[Data listing]
────────────────────────────────────────
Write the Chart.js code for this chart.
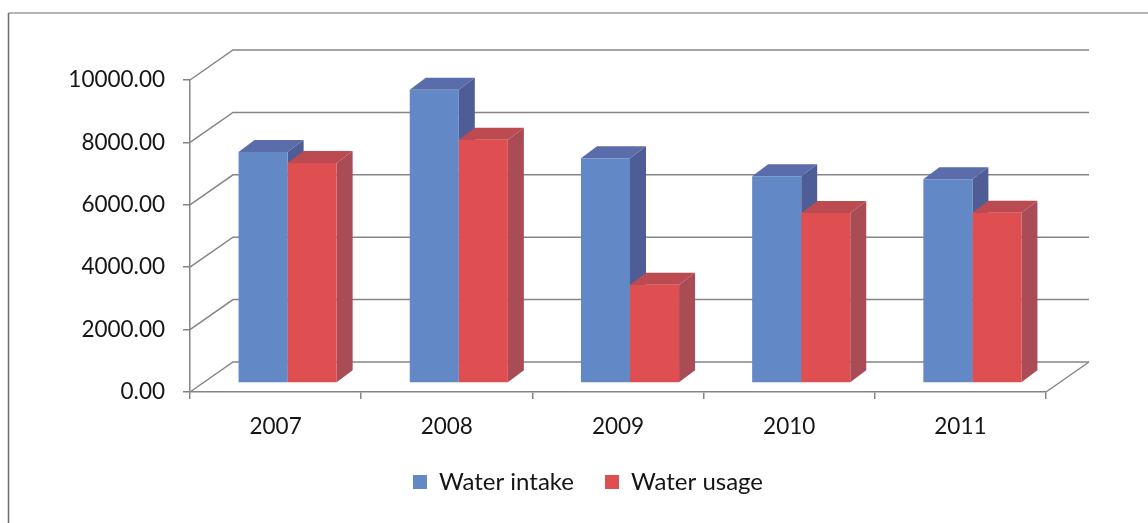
<!DOCTYPE html>
<html>
<head>
<meta charset="utf-8">
<script src="https://cdn.jsdelivr.net/npm/chart.js@4.4.1/dist/chart.umd.min.js"></script>
<style>
  html, body { margin: 0; padding: 0; background: #ffffff; overflow: hidden; }
  canvas { display: block; }
</style>
</head>
<body>
<canvas id="chart" width="1148" height="523"></canvas>
<script>
// Yearly water figures
const years = ['2007', '2008', '2009', '2010', '2011'];
const waterIntake = [7400, 9400, 7200, 6630, 6530];
const waterUsage = [7050, 7800, 3150, 5450, 5460];
const yTickValues = [0, 2000, 4000, 6000, 8000, 10000];

// Face shades for the box-shaped bars: [front, top, side]
const intakeShades = ['#6388c6', '#5a6ca9', '#4e5d95'];
const usageShades = ['#df4f52', '#bb4a51', '#a94c56'];

// Pseudo-3D geometry (pixels)
const WALL = { dx: 43, dy: -30 };     // depth of the back wall
const BAR_SHIFT = { dx: 12, dy: -9 }; // bars sit part-way into the floor
const BAR_DEPTH = { dx: 16, dy: -12 };
const LINE = '#858585';
const TEXT = '#151515';
const FONT = 'Lato, "Open Sans", sans-serif';

const framePlugin = {
  id: 'frame',
  beforeDraw(chart) {
    const ctx = chart.ctx;
    ctx.save();
    ctx.lineWidth = 1.5;
    ctx.strokeStyle = '#9c9c9c';
    ctx.beginPath();
    ctx.moveTo(8.5, 13);
    ctx.lineTo(chart.width, 13);
    ctx.stroke();
    ctx.strokeStyle = '#6e6e6e';
    ctx.beginPath();
    ctx.moveTo(8.5, 13);
    ctx.lineTo(8.5, chart.height);
    ctx.stroke();
    ctx.restore();
  }
};

function quad(ctx, pts, fill) {
  ctx.beginPath();
  ctx.moveTo(pts[0][0], pts[0][1]);
  for (let i = 1; i < pts.length; i++) ctx.lineTo(pts[i][0], pts[i][1]);
  ctx.closePath();
  ctx.fillStyle = fill;
  ctx.fill();
}

const boxPlugin = {
  id: 'box3d',
  beforeDatasetsDraw(chart) {
    const ctx = chart.ctx;
    const x = chart.scales.x, y = chart.scales.y;
    const l = x.left, r = x.right, b = y.bottom;

    // side wall, back wall grid and floor edge
    ctx.save();
    ctx.strokeStyle = LINE;
    ctx.lineWidth = 1.5;
    y.ticks.forEach(t => {
      const py = y.getPixelForValue(t.value);
      ctx.beginPath();
      ctx.moveTo(l, py);
      ctx.lineTo(l + WALL.dx, py + WALL.dy);
      ctx.lineTo(r + WALL.dx, py + WALL.dy);
      ctx.stroke();
    });
    ctx.beginPath();
    ctx.moveTo(r, b);
    ctx.lineTo(r + WALL.dx, b + WALL.dy);
    ctx.stroke();
    ctx.restore();

    // bars are drawn shifted into the floor; tops and sides first
    ctx.save();
    ctx.translate(BAR_SHIFT.dx, BAR_SHIFT.dy);
    chart.data.datasets.forEach((ds, i) => {
      const meta = chart.getDatasetMeta(i);
      const shades = ds.shades;
      meta.data.forEach(bar => {
        const p = bar.getProps(['x', 'y', 'base', 'width'], true);
        const x0 = p.x - p.width / 2, x1 = p.x + p.width / 2;
        const top = p.y, base = p.base;
        quad(ctx, [[x0, top], [x1, top], [x1 + BAR_DEPTH.dx, top + BAR_DEPTH.dy], [x0 + BAR_DEPTH.dx, top + BAR_DEPTH.dy]], shades[1]);
        quad(ctx, [[x1, top], [x1 + BAR_DEPTH.dx, top + BAR_DEPTH.dy], [x1 + BAR_DEPTH.dx, base + BAR_DEPTH.dy], [x1, base]], shades[2]);
      });
    });
    // keep the shift while the library draws the front faces
  },
  afterDatasetsDraw(chart) {
    chart.ctx.restore();
  }
};

const ctx = document.getElementById('chart').getContext('2d');
new Chart(ctx, {
  type: 'bar',
  data: {
    labels: years,
    datasets: [
      { label: 'Water intake', data: waterIntake, backgroundColor: intakeShades[0], shades: intakeShades },
      { label: 'Water usage', data: waterUsage, backgroundColor: usageShades[0], shades: usageShades }
    ]
  },
  options: {
    responsive: false,
    animation: false,
    devicePixelRatio: 1,
    categoryPercentage: 0.573,
    barPercentage: 1,
    clip: false,
    layout: { padding: { left: 60, right: 32, top: 80, bottom: 19 } },
    plugins: {
      tooltip: { enabled: false },
      legend: {
        position: 'bottom',
        labels: {
          boxWidth: 14,
          boxHeight: 14,
          padding: 31,
          color: TEXT,
          font: { family: FONT, size: 24 }
        }
      }
    },
    scales: {
      x: {
        afterFit(s) {
          const lh = s.chart.legend ? s.chart.legend.height : 0;
          s.height = 523 - 392 - 19 - lh;
        },
        grid: { offset: true, drawOnChartArea: false, drawTicks: true, tickLength: 7, color: LINE, lineWidth: 1.5 },
        border: { display: true, color: LINE, width: 1.5 },
        ticks: { padding: 14, color: TEXT, font: { family: FONT, size: 22.5 } }
      },
      y: {
        min: 0,
        max: 10000,
        afterFit(s) { s.width = 130; },
        afterBuildTicks(s) { s.ticks = yTickValues.map(v => ({ value: v })); },
        grid: { drawOnChartArea: false, drawTicks: true, tickLength: 7, color: LINE, lineWidth: 1.5 },
        border: { display: true, color: LINE, width: 1.5 },
        ticks: {
          padding: 18,
          color: TEXT,
          font: { family: FONT, size: 22.5 },
          callback: v => Number(v).toFixed(2)
        }
      },
      // empty right-hand margin column that keeps the plot clear of the right edge
      yRight: {
        position: 'right',
        display: true,
        afterFit(s) { s.width = 70; },
        grid: { display: false },
        border: { display: false },
        ticks: { display: false }
      }
    }
  },
  plugins: [framePlugin, boxPlugin]
});
</script>
</body>
</html>
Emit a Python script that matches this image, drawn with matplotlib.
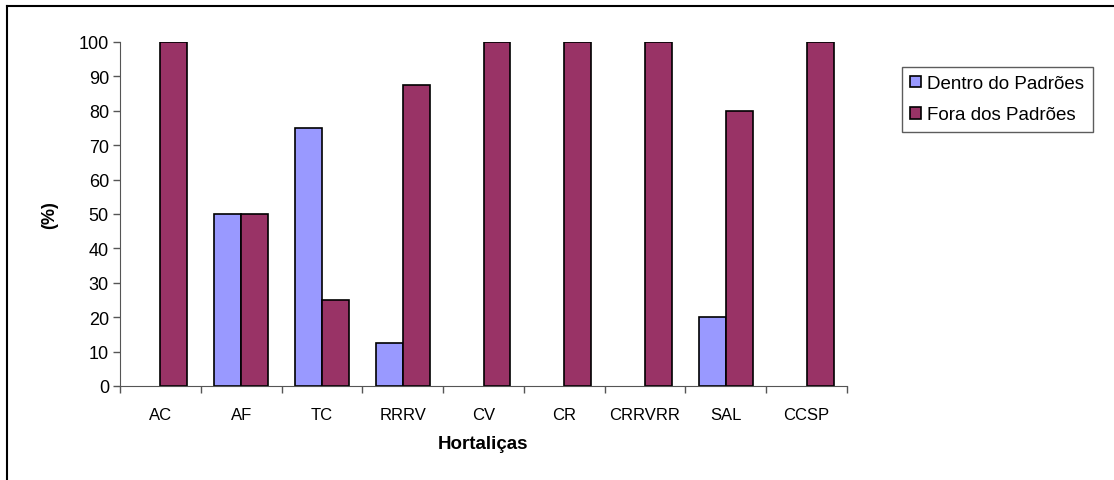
import matplotlib
matplotlib.use("Agg")
import matplotlib.pyplot as plt
import numpy as np
from matplotlib.lines import Line2D
from matplotlib.patches import Patch

plt.rcParams['font.family'] = ['Liberation Sans', 'DejaVu Sans']

categories = ["AC", "AF", "TC", "RRRV", "CV", "CR", "CRRVRR", "SAL", "CCSP"]
dentro = [0, 50, 75, 12.5, 0, 0, 0, 20, 0]
fora = [100, 50, 25, 87.5, 100, 100, 100, 80, 100]
series_names = ["Dentro do Padrões", "Fora dos Padrões"]
colors = ["#9999FF", "#993366"]

W, H = 1114, 481
fig = plt.figure(figsize=(W / 100, H / 100), dpi=100)
ax = fig.add_axes([120 / W, 1 - 387 / H, (847 - 120) / W, (387 - 43) / H])

x = np.arange(len(categories))
bw = 1 / 3
for offset, vals, col in [(-bw / 2, dentro, colors[0]), (bw / 2, fora, colors[1])]:
    edges = ["black" if v > 0 else "none" for v in vals]
    ax.bar(x + offset, vals, width=bw, color=col, edgecolor=edges, linewidth=1.2)

ax.set_xlim(-0.5, len(categories) - 0.5)
ax.set_ylim(0, 100)
ax.set_yticks(np.arange(0, 101, 10))
ax.tick_params(axis="y", direction="out", length=5, width=1, color="#555555",
               labelsize=13, pad=3)

ax.set_xticks(x)
ax.set_xticklabels(categories)
ax.set_xticks(np.arange(-0.5, len(categories), 1), minor=True)
ax.tick_params(axis="x", which="major", length=0, labelsize=12, pad=15)
ax.tick_params(axis="x", which="minor", direction="out", length=5, width=1, color="#555555")

for s in ["top", "right"]:
    ax.spines[s].set_visible(False)
ax.spines["left"].set_color("#555555")
ax.spines["bottom"].set_color("#555555")

fig.text(50 / W, 1 - 215 / H, "(%)", rotation=90, ha="center", va="center",
         fontsize=13, fontweight="bold")
fig.text(483 / W, 1 - 445 / H, "Hortaliças", ha="center", va="center",
         fontsize=13.5, fontweight="bold")

handles = [Patch(facecolor=c, edgecolor="black", linewidth=1.2) for c in colors]
leg = fig.legend(handles, series_names, loc="upper left",
                 bbox_to_anchor=(902 / W, 1 - 68 / H), fontsize=13.5,
                 frameon=True, fancybox=False, handlelength=0.55, handleheight=0.55,
                 handletextpad=0.35, borderpad=0.45, labelspacing=0.75,
                 borderaxespad=0)
leg.get_frame().set_edgecolor("#333333")
leg.get_frame().set_linewidth(1)

# outer chart frame
fig.add_artist(Line2D([7 / W, 7 / W], [0, 1 - 7 / H], color="black", linewidth=1.5,
                      transform=fig.transFigure))
fig.add_artist(Line2D([7 / W, 1], [1 - 7 / H, 1 - 7 / H], color="black", linewidth=1.5,
                      transform=fig.transFigure))

fig.savefig("out.png", dpi=100)
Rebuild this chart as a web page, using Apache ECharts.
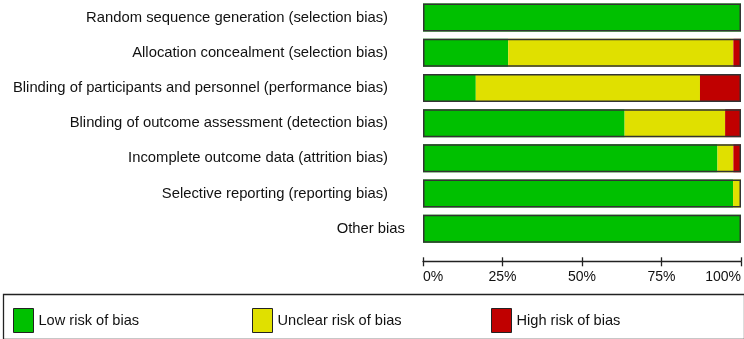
<!DOCTYPE html>
<html>
<head>
<meta charset="utf-8">
<script src="https://cdn.jsdelivr.net/npm/echarts@6/dist/echarts.min.js"></script>
<style>
  html, body { margin: 0; padding: 0; background: #fff; }
  #risk-bar-chart { width: 744px; height: 339px; }
</style>
</head>
<body>
<div id="risk-bar-chart"></div>
<script>
// risk of bias domains, top to bottom
const domains = [
  'Random sequence generation (selection bias)',
  'Allocation concealment (selection bias)',
  'Blinding of participants and personnel (performance bias)',
  'Blinding of outcome assessment (detection bias)',
  'Incomplete outcome data (attrition bias)',
  'Selective reporting (reporting bias)',
  'Other bias',
];
// percent of studies per judgement
const lowRisk = [100, 26.8, 16.6, 63.4, 92.6, 97.5, 100];
const unclearRisk = [0, 70.8, 70.5, 31.6, 5.0, 2.5, 0];
const highRisk = [0, 2.4, 12.9, 5.0, 2.4, 0, 0];
const rowTotals = [100, 100, 100, 100, 100, 100, 100];
const tickValues = [0, 25, 50, 75, 100];

const FONT = '"Liberation Sans", Arial, sans-serif';
const colors = { low: '#00c000', unclear: '#e0e000', high: '#c00000' };

const chart = echarts.init(document.getElementById('risk-bar-chart'), null, { renderer: 'canvas' });

function stackSeries(name, data, color) {
  return {
    name,
    type: 'bar',
    stack: 'risk',
    barWidth: 28,
    itemStyle: { color },
    data,
  };
}

function legendItem(name, left) {
  return {
    data: [name],
    left,
    top: 303,
    icon: 'rect',
    itemWidth: 20,
    itemHeight: 24,
    selectedMode: false,
    itemStyle: { borderColor: '#222', borderWidth: 1 },
    textStyle: { fontFamily: FONT, fontSize: 14.6, color: '#111' },
  };
}

const axisCommon = {
  type: 'value',
  min: tickValues[0],
  max: tickValues[tickValues.length - 1],
  interval: 25,
  position: 'bottom',
  offset: 15,
  splitLine: { show: false },
};

chart.setOption({
  animation: false,
  grid: { left: 423, right: 3, top: -3.3, bottom: 92.7 },
  xAxis: [
    Object.assign({}, axisCommon, {
      axisLine: { show: true, lineStyle: { color: '#222', width: 1.3 } },
      axisTick: { show: true, length: 5, lineStyle: { color: '#222', width: 1.3 } },
      axisLabel: {
        formatter: '{value}%',
        fontFamily: FONT,
        fontSize: 14,
        color: '#111',
        margin: 9,
        alignMinLabel: 'left',
        alignMaxLabel: 'right',
      },
    }),
    Object.assign({}, axisCommon, {
      axisLine: { show: false },
      axisTick: { show: true, inside: true, length: 4, lineStyle: { color: '#222', width: 1.3 } },
      axisLabel: { show: false },
    }),
  ],
  yAxis: {
    type: 'category',
    inverse: true,
    data: domains,
    axisLine: { show: false },
    axisTick: { show: false },
    axisLabel: {
      fontFamily: FONT,
      fontSize: 14.8,
      color: '#111',
      margin: 18,
      // the long labels sit a little further from the bars than "Other bias"
      formatter: (v) => (v === 'Other bias' ? '{s|' + v + '}' : '{l|' + v + '}'),
      rich: {
        l: { fontFamily: FONT, fontSize: 14.8, color: '#111', padding: [0, 17, 0, 0] },
        s: { fontFamily: FONT, fontSize: 14.8, color: '#111' },
      },
    },
  },
  legend: [
    legendItem('Low risk of bias', 8),
    legendItem('Unclear risk of bias', 247),
    legendItem('High risk of bias', 486),
  ],
  graphic: [
    {
      type: 'rect',
      left: 1,
      top: 292,
      shape: { width: 741, height: 45 },
      style: { fill: 'none', stroke: '#222', lineWidth: 1.3 },
      silent: true,
    },
  ],
  series: [
    stackSeries('Low risk of bias', lowRisk, colors.low),
    stackSeries('Unclear risk of bias', unclearRisk, colors.unclear),
    stackSeries('High risk of bias', highRisk, colors.high),
    {
      name: 'outline',
      type: 'bar',
      barWidth: 28,
      barGap: '-100%',
      silent: true,
      z: 5,
      itemStyle: { color: 'transparent', borderColor: '#333', borderWidth: 1.5 },
      data: rowTotals,
    },
  ],
});
</script>
</body>
</html>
────────────────────────────────────────
### What you have to do
Read the data above. Pull out each line in which the string "that" appears.

### Written reply
      // empty right-hand margin column that keeps the plot clear of the right edge
Emit a Python script that matches this image, drawn with matplotlib.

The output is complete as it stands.